Chroniques

par laurent bergnach

Henry Purcell
Dido and Æneas | Didon et Énée

1 DVD Arthaus Musik (2008)
DVD multi-zones
Henry Purcell | Dido and Æneas

Alors que le public anglais de son époque préfère les semi-opéras (des pièces où alternaient texte parlé, texte chanté et danse), Henry Purcell lui propose Dido and Æneas, une des premières œuvres scéniques entièrement chantées. De l'un des opéras les plus célèbres du répertoire lyrique, créée en avril 1689 par les pensionnaires d'une école de jeunes filles de Chelsea (Angleterre), il reste malheureusement une partition inachevée. En la comparant au livret de Nahum Tate inspiré du Livre IV de L'Énéide, on s'aperçoit qu'il manque le prologue et de nombreuses autres parties. Gêné par le déséquilibre structurel de cet opéra, Attilio Cremonesi cherche à en reconstruire les parties manquantes. « Le travail le plus difficile fut évidemment la reconstitution du prologue, qui consiste en divers récitatifs (monologues et dialogues), des chœurs, un duo et des danses », explique-t-il.

Redoutant l'arbitraire, le chef d'orchestre renonce parfois. « C'est pourquoi les textes de ces récitatifs sont parlés et non chantés. Le cas était différent pour les chœurs : je pouvais emprunter des pièces aux Welcome Songs et au King Arthur, dans la mesure où elles correspondaient à la métrique et à l'esprit du livret. Les nombreuses danses du prologue et les First and Second Musics proviennent de l'abondant répertoire instrumental des semi-opéras de Purcell. De même pour les danses qui interviennent au milieu de l'opéra et le chœur final du deuxième acte » (in Programme de l'Opéra National de Montpellier).
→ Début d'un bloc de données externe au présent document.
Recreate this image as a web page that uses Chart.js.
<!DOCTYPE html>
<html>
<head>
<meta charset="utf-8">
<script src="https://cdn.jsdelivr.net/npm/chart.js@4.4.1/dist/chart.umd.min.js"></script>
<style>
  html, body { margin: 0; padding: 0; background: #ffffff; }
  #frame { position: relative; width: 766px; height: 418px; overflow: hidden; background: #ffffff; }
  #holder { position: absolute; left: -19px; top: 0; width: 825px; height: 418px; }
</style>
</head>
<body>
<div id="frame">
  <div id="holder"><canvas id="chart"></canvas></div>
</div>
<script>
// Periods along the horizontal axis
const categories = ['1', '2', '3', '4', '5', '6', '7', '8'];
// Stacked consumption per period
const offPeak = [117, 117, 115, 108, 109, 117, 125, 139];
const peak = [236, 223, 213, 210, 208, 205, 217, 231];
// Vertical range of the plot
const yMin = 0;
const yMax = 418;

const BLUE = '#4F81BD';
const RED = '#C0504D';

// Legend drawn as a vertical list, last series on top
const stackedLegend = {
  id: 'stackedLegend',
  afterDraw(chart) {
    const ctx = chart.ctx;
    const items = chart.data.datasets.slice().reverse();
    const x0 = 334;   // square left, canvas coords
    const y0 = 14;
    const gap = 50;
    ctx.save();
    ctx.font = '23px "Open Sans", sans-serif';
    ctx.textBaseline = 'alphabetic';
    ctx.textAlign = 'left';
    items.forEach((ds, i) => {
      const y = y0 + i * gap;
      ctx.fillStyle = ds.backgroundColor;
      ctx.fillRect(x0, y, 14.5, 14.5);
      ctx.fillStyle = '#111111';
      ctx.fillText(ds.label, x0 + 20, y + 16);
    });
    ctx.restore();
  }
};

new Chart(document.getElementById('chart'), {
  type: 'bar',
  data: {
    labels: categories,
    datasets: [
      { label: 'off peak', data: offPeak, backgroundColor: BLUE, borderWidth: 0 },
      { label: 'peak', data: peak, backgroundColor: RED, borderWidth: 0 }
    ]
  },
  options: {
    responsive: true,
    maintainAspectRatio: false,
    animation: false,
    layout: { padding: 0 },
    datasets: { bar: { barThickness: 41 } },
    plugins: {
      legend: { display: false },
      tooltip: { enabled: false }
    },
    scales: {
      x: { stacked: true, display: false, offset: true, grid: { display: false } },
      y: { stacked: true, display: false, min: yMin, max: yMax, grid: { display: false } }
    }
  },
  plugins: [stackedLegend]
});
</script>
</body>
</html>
Concernant la danse, la chorégraphe Sasha Waltz a notamment veillé à intégrer au groupe des danseurs le Vocalconsort Berlin, généralement simple commentateur extérieur. « Cette société de cour, dit-elle, renforce et grossit ce que les solistes ont d'abord exprimé. Mais je les mets évidemment en mouvement, parce que je ne voulais pas que les danseurs agissent à part sur la scène. Il est important pour la dynamique de la pièce qu'il y ait une telle force collective, et non des blocs séparés qui resteraient statiques sur la scène. »
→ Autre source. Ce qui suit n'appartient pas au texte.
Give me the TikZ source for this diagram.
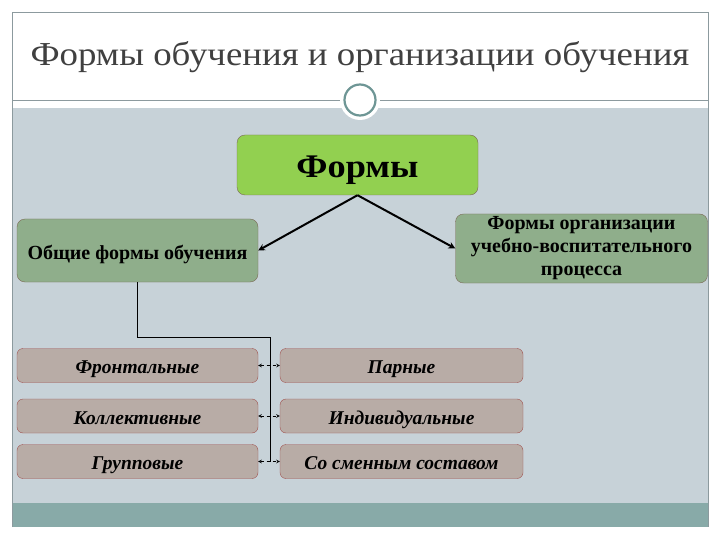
\documentclass[tikz,border=0pt]{standalone}
\usepackage{fontspec}
\setmainfont{Liberation Serif}
\newfontfamily\wideserif[FakeStretch=1.1]{Liberation Serif}
\definecolor{slidebg}{HTML}{C7D2D8}
\definecolor{footbar}{HTML}{88AAA8}
\definecolor{framegray}{HTML}{8C9A9E}
\definecolor{ringteal}{HTML}{6E9695}
\definecolor{titlegray}{HTML}{404040}
\definecolor{topgreen}{HTML}{92D050}
\definecolor{midgreen}{HTML}{8FAE8B}
\definecolor{rowpink}{HTML}{B8ACA6}
\definecolor{rowedge}{HTML}{A0524F}
\definecolor{boxedge}{HTML}{7A6A55}
\begin{document}
\begin{tikzpicture}[x=1pt, y=-1pt,
    topbox/.style={draw=boxedge, fill=topgreen, rounded corners=8pt, minimum width=241pt, minimum height=60pt, text height=26pt, text depth=0pt, font=\wideserif\fontsize{33}{36}\selectfont\bfseries},
    midbox/.style={draw=boxedge, fill=midgreen, rounded corners=8pt, font=\fontsize{20}{23}\selectfont\bfseries, align=center},
    rowbox/.style={draw=rowedge, fill=rowpink, rounded corners=6pt, minimum height=34pt, text height=16pt, text depth=0pt, font=\fontsize{19.5}{22}\selectfont\bfseries\itshape},
    arrow/.style={->, line width=2pt, >=stealth},
    link/.style={<->, dashed, line width=0.6pt, >=stealth}
]
    \useasboundingbox (0,0) rectangle (720,540);
    % slide
    \fill[white] (0,0) rectangle (720,540);
    \fill[slidebg] (12,108) rectangle (708,503);
    \fill[footbar] (12,503) rectangle (708,527);
    \draw[framegray] (12,527) -- (12,12) -- (708,12) -- (708,527);
    \draw[framegray] (12,100) -- (708,100);
    \fill[white] (360,100) circle (20);
    \draw[ringteal, line width=2.2pt] (360,100) circle (15.5);
    \node[text=titlegray, font=\wideserif\fontsize{33.5}{36}\selectfont] (title) at (360,57) {Формы обучения и организации обучения};

    \node[topbox] (forms) at (357.5,165) {Формы};
    \node[midbox, minimum width=241pt, minimum height=63pt, text height=18pt, text depth=0pt] (general) at (137.5,250.5) {Общие формы обучения};
    \node[midbox, minimum width=252pt, minimum height=69pt, inner sep=0pt] (org) at (581.5,248.5) {Формы организации\\учебно-воспитательного\\процесса};

    \node[rowbox, minimum width=241pt] (frontal) at (137.5,365.5) {Фронтальные};
    \node[rowbox, minimum width=241pt] (collective) at (137.5,416) {Коллективные};
    \node[rowbox, minimum width=241pt] (group) at (137.5,461.5) {Групповые};
    \node[rowbox, minimum width=243pt] (pair) at (401.5,365.5) {Парные};
    \node[rowbox, minimum width=243pt] (single) at (401.5,416) {Индивидуальные};
    \node[rowbox, minimum width=243pt] (shift) at (401.5,461.5) {Со сменным составом};

    \coordinate (bend) at (270,337);
    \coordinate (bottom) at (270,462);

    \draw[arrow] (forms.south) -- (general.east);
    \draw[arrow] (forms.south) -- (org.west);
    \draw[line width=0.8pt] (general.south) |- (bend) -- (bottom);

    \draw[link] (frontal.east) -- (pair.west);
    \draw[link] (collective.east) -- (single.west);
    \draw[link] (group.east) -- (shift.west);
\end{tikzpicture}
\end{document}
Le destin tragique de la reine carthaginoise n'empêche pas les moments plus légers, voire ludiques, comme cette scène d'ouverture où tritons et naïades s'égayent dans un aquarium géant ou la scène de mascarade, digne d'un pensionnat de jeunes filles, justement. L'émotion des instruments (Akademie für Alte Musik Berlin), des voix (excellentsAurore Ugolin, Reuben Willcox, Deborah York, etc.) et des corps se répondent pour un spectacle original et captivant, filmé à Berlin en 2005, avant sa présentation dans l'Hexagone [lire notre chronique du 12 février 2005].